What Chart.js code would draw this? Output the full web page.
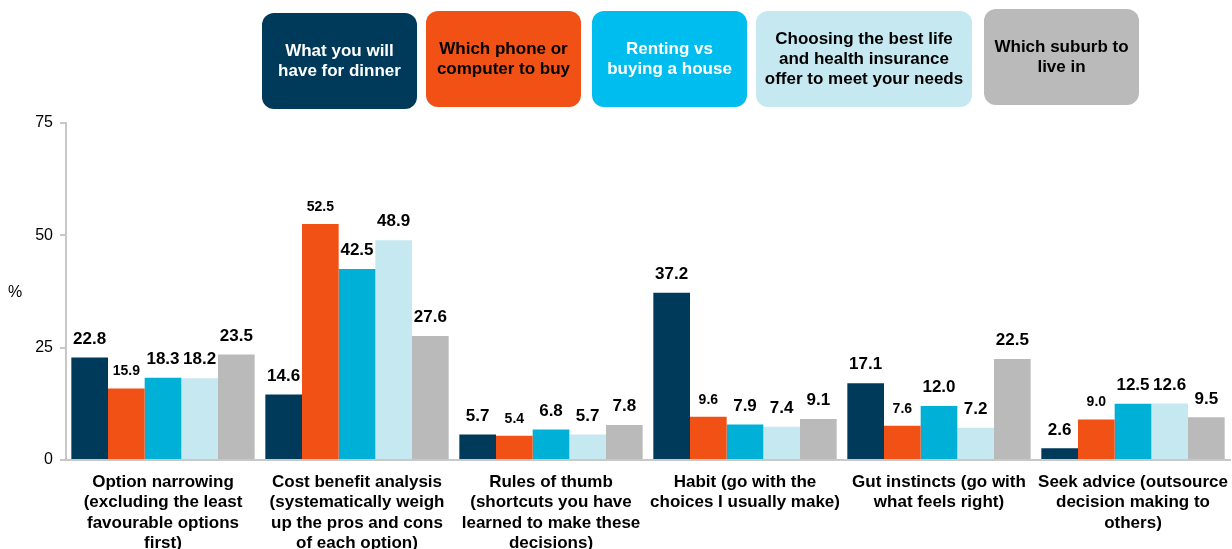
<!DOCTYPE html>
<html>
<head>
<meta charset="utf-8">
<script src="https://cdn.jsdelivr.net/npm/chart.js@4.4.0/dist/chart.umd.min.js"></script>
<style>
    html, body { margin: 0; padding: 0; background: #fff; }
    #wrap { position: relative; width: 1232px; height: 549px; }
    #legend { position: absolute; left: 0; top: 0; width: 1232px; height: 115px; }
    .key {
        position: absolute;
        display: flex;
        align-items: center;
        justify-content: center;
        text-align: center;
        border-radius: 12px;
        font: bold 17px "Liberation Sans", Arial, sans-serif;
        line-height: 20px;
    }
</style>
</head>
<body>
<div id="wrap">
    <canvas id="chart" width="1232" height="549"></canvas>
    <div id="legend"></div>
</div>
<script>
// =============================================================
// DATA
// =============================================================
const categories = [
    ["Option narrowing", "(excluding the least", "favourable options", "first)"],
    ["Cost benefit analysis", "(systematically weigh", "up the pros and cons", "of each option)"],
    ["Rules of thumb", "(shortcuts you have", "learned to make these", "decisions)"],
    ["Habit (go with the", "choices I usually make)"],
    ["Gut instincts (go with", "what feels right)"],
    ["Seek advice (outsource", "decision making to", "others)"]
];

const seriesNames = [
    ["What you will", "have for dinner"],
    ["Which phone or", "computer to buy"],
    ["Renting vs", "buying a house"],
    ["Choosing the best life", "and health insurance", "offer to meet your needs"],
    ["Which suburb to", "live in"]
];

const dinner    = [22.8, 14.6, 5.7, 37.2, 17.1, 2.6];
const phone     = [15.9, 52.5, 5.4, 9.6, 7.6, 9.0];
const renting   = [18.3, 42.5, 6.8, 7.9, 12.0, 12.5];
const insurance = [18.2, 48.9, 5.7, 7.4, 7.2, 12.6];
const suburb    = [23.5, 27.6, 7.8, 9.1, 22.5, 9.5];

const yTicks = [0, 25, 50, 75];

// =============================================================
// STYLES
// =============================================================
const FONT = '"Liberation Sans", Arial, sans-serif';
const barColors    = ["#003a5b", "#f15114", "#00b0d7", "#c6e8f1", "#bababa"];
const keyColors    = ["#003a5b", "#f15114", "#00bdef", "#c6e8f1", "#bababa"];
const keyText      = ["#ffffff", "#000000", "#ffffff", "#000000", "#000000"];
const labelSizes   = [17, 14, 17, 17, 17];
const keyBoxes = [
    { x: 262, y: 13, w: 155, h: 96 },
    { x: 426, y: 11, w: 155, h: 96 },
    { x: 592, y: 11, w: 155, h: 96 },
    { x: 756, y: 11, w: 216, h: 96 },
    { x: 984, y: 9,  w: 155, h: 96 }
];

// =============================================================
// LEGEND BOXES
// =============================================================
const legendEl = document.getElementById("legend");
seriesNames.forEach((name, i) => {
    const b = keyBoxes[i];
    const div = document.createElement("div");
    div.className = "key";
    div.style.left = b.x + "px";
    div.style.top = b.y + "px";
    div.style.width = b.w + "px";
    div.style.height = b.h + "px";
    div.style.background = keyColors[i];
    div.style.color = keyText[i];
    div.innerHTML = name.join("<br>");
    legendEl.appendChild(div);
});

// =============================================================
// PLUGINS
// =============================================================
const valueLabels = {
    id: "valueLabels",
    afterDatasetsDraw(chart) {
        const ctx = chart.ctx;
        ctx.save();
        ctx.textAlign = "center";
        ctx.textBaseline = "bottom";
        ctx.fillStyle = "#000";
        chart.data.datasets.forEach((ds, i) => {
            ctx.font = "bold " + labelSizes[i] + "px " + FONT;
            chart.getDatasetMeta(i).data.forEach((bar, j) => {
                ctx.fillText(ds.data[j].toFixed(1), bar.x, bar.y - 10);
            });
        });
        ctx.restore();
    }
};

const percentSign = {
    id: "percentSign",
    afterDraw(chart) {
        const ctx = chart.ctx;
        ctx.save();
        ctx.font = "16px " + FONT;
        ctx.fillStyle = "#000";
        ctx.textAlign = "center";
        ctx.textBaseline = "middle";
        ctx.fillText("%", 15, 293);
        ctx.restore();
    }
};

// =============================================================
// CHART
// =============================================================
const series = [dinner, phone, renting, insurance, suburb];

new Chart(document.getElementById("chart"), {
    type: "bar",
    data: {
        labels: categories,
        datasets: series.map((vals, i) => ({
            label: seriesNames[i].join(" "),
            data: vals,
            backgroundColor: barColors[i],
            barPercentage: 1,
            categoryPercentage: 0.945
        }))
    },
    options: {
        responsive: false,
        animation: false,
        layout: { padding: { top: 123, right: 2, left: 0, bottom: 0 } },
        plugins: {
            legend: { display: false },
            tooltip: { enabled: false }
        },
        scales: {
            x: {
                grid: { display: false, drawTicks: false },
                border: { display: true, color: "#c8c8c8", width: 2 },
                ticks: {
                    color: "#000",
                    font: { family: FONT, size: 17, weight: "bold", lineHeight: 1.2 },
                    padding: 12,
                    maxRotation: 0,
                    autoSkip: false
                },
                afterFit(scale) {
                    scale.height = 89;
                    // wide labels shouldn't squeeze the plot area
                    scale.paddingLeft = 0;
                    scale.paddingRight = 0;
                }
            },
            y: {
                min: 0,
                max: 75,
                afterBuildTicks(scale) { scale.ticks = yTicks.map(v => ({ value: v })); },
                grid: {
                    drawOnChartArea: false,
                    drawTicks: true,
                    tickLength: 6,
                    color: "#c8c8c8",
                    lineWidth: 2
                },
                border: { display: true, color: "#c8c8c8", width: 2 },
                ticks: {
                    color: "#000",
                    font: { family: FONT, size: 16 },
                    padding: 7
                },
                afterFit(scale) { scale.width = 66; }
            }
        }
    },
    plugins: [valueLabels, percentSign]
});
</script>
</body>
</html>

INSTRUCTIONS FOR THE TASK
Take the listing and print it again exactly, but without any pictures.

FINAL RESULT
What Chart.js code would draw this? Output the full web page.
<!DOCTYPE html>
<html>
<head>
<meta charset="utf-8">
<script src="https://cdn.jsdelivr.net/npm/chart.js@4.4.0/dist/chart.umd.min.js"></script>
<style>
    html, body { margin: 0; padding: 0; background: #fff; }
    #wrap { position: relative; width: 1232px; height: 549px; }
    #legend { position: absolute; left: 0; top: 0; width: 1232px; height: 115px; }
    .key {
        position: absolute;
        display: flex;
        align-items: center;
        justify-content: center;
        text-align: center;
        border-radius: 12px;
        font: bold 17px "Liberation Sans", Arial, sans-serif;
        line-height: 20px;
    }
</style>
</head>
<body>
<div id="wrap">
    <canvas id="chart" width="1232" height="549"></canvas>
    <div id="legend"></div>
</div>
<script>
// =============================================================
// DATA
// =============================================================
const categories = [
    ["Option narrowing", "(excluding the least", "favourable options", "first)"],
    ["Cost benefit analysis", "(systematically weigh", "up the pros and cons", "of each option)"],
    ["Rules of thumb", "(shortcuts you have", "learned to make these", "decisions)"],
    ["Habit (go with the", "choices I usually make)"],
    ["Gut instincts (go with", "what feels right)"],
    ["Seek advice (outsource", "decision making to", "others)"]
];

const seriesNames = [
    ["What you will", "have for dinner"],
    ["Which phone or", "computer to buy"],
    ["Renting vs", "buying a house"],
    ["Choosing the best life", "and health insurance", "offer to meet your needs"],
    ["Which suburb to", "live in"]
];

const dinner    = [22.8, 14.6, 5.7, 37.2, 17.1, 2.6];
const phone     = [15.9, 52.5, 5.4, 9.6, 7.6, 9.0];
const renting   = [18.3, 42.5, 6.8, 7.9, 12.0, 12.5];
const insurance = [18.2, 48.9, 5.7, 7.4, 7.2, 12.6];
const suburb    = [23.5, 27.6, 7.8, 9.1, 22.5, 9.5];

const yTicks = [0, 25, 50, 75];

// =============================================================
// STYLES
// =============================================================
const FONT = '"Liberation Sans", Arial, sans-serif';
const barColors    = ["#003a5b", "#f15114", "#00b0d7", "#c6e8f1", "#bababa"];
const keyColors    = ["#003a5b", "#f15114", "#00bdef", "#c6e8f1", "#bababa"];
const keyText      = ["#ffffff", "#000000", "#ffffff", "#000000", "#000000"];
const labelSizes   = [17, 14, 17, 17, 17];
const keyBoxes = [
    { x: 262, y: 13, w: 155, h: 96 },
    { x: 426, y: 11, w: 155, h: 96 },
    { x: 592, y: 11, w: 155, h: 96 },
    { x: 756, y: 11, w: 216, h: 96 },
    { x: 984, y: 9,  w: 155, h: 96 }
];

// =============================================================
// LEGEND BOXES
// =============================================================
const legendEl = document.getElementById("legend");
seriesNames.forEach((name, i) => {
    const b = keyBoxes[i];
    const div = document.createElement("div");
    div.className = "key";
    div.style.left = b.x + "px";
    div.style.top = b.y + "px";
    div.style.width = b.w + "px";
    div.style.height = b.h + "px";
    div.style.background = keyColors[i];
    div.style.color = keyText[i];
    div.innerHTML = name.join("<br>");
    legendEl.appendChild(div);
});

// =============================================================
// PLUGINS
// =============================================================
const valueLabels = {
    id: "valueLabels",
    afterDatasetsDraw(chart) {
        const ctx = chart.ctx;
        ctx.save();
        ctx.textAlign = "center";
        ctx.textBaseline = "bottom";
        ctx.fillStyle = "#000";
        chart.data.datasets.forEach((ds, i) => {
            ctx.font = "bold " + labelSizes[i] + "px " + FONT;
            chart.getDatasetMeta(i).data.forEach((bar, j) => {
                ctx.fillText(ds.data[j].toFixed(1), bar.x, bar.y - 10);
            });
        });
        ctx.restore();
    }
};

const percentSign = {
    id: "percentSign",
    afterDraw(chart) {
        const ctx = chart.ctx;
        ctx.save();
        ctx.font = "16px " + FONT;
        ctx.fillStyle = "#000";
        ctx.textAlign = "center";
        ctx.textBaseline = "middle";
        ctx.fillText("%", 15, 293);
        ctx.restore();
    }
};

// =============================================================
// CHART
// =============================================================
const series = [dinner, phone, renting, insurance, suburb];

new Chart(document.getElementById("chart"), {
    type: "bar",
    data: {
        labels: categories,
        datasets: series.map((vals, i) => ({
            label: seriesNames[i].join(" "),
            data: vals,
            backgroundColor: barColors[i],
            barPercentage: 1,
            categoryPercentage: 0.945
        }))
    },
    options: {
        responsive: false,
        animation: false,
        layout: { padding: { top: 123, right: 2, left: 0, bottom: 0 } },
        plugins: {
            legend: { display: false },
            tooltip: { enabled: false }
        },
        scales: {
            x: {
                grid: { display: false, drawTicks: false },
                border: { display: true, color: "#c8c8c8", width: 2 },
                ticks: {
                    color: "#000",
                    font: { family: FONT, size: 17, weight: "bold", lineHeight: 1.2 },
                    padding: 12,
                    maxRotation: 0,
                    autoSkip: false
                },
                afterFit(scale) {
                    scale.height = 89;
                    // wide labels shouldn't squeeze the plot area
                    scale.paddingLeft = 0;
                    scale.paddingRight = 0;
                }
            },
            y: {
                min: 0,
                max: 75,
                afterBuildTicks(scale) { scale.ticks = yTicks.map(v => ({ value: v })); },
                grid: {
                    drawOnChartArea: false,
                    drawTicks: true,
                    tickLength: 6,
                    color: "#c8c8c8",
                    lineWidth: 2
                },
                border: { display: true, color: "#c8c8c8", width: 2 },
                ticks: {
                    color: "#000",
                    font: { family: FONT, size: 16 },
                    padding: 7
                },
                afterFit(scale) { scale.width = 66; }
            }
        }
    },
    plugins: [valueLabels, percentSign]
});
</script>
</body>
</html>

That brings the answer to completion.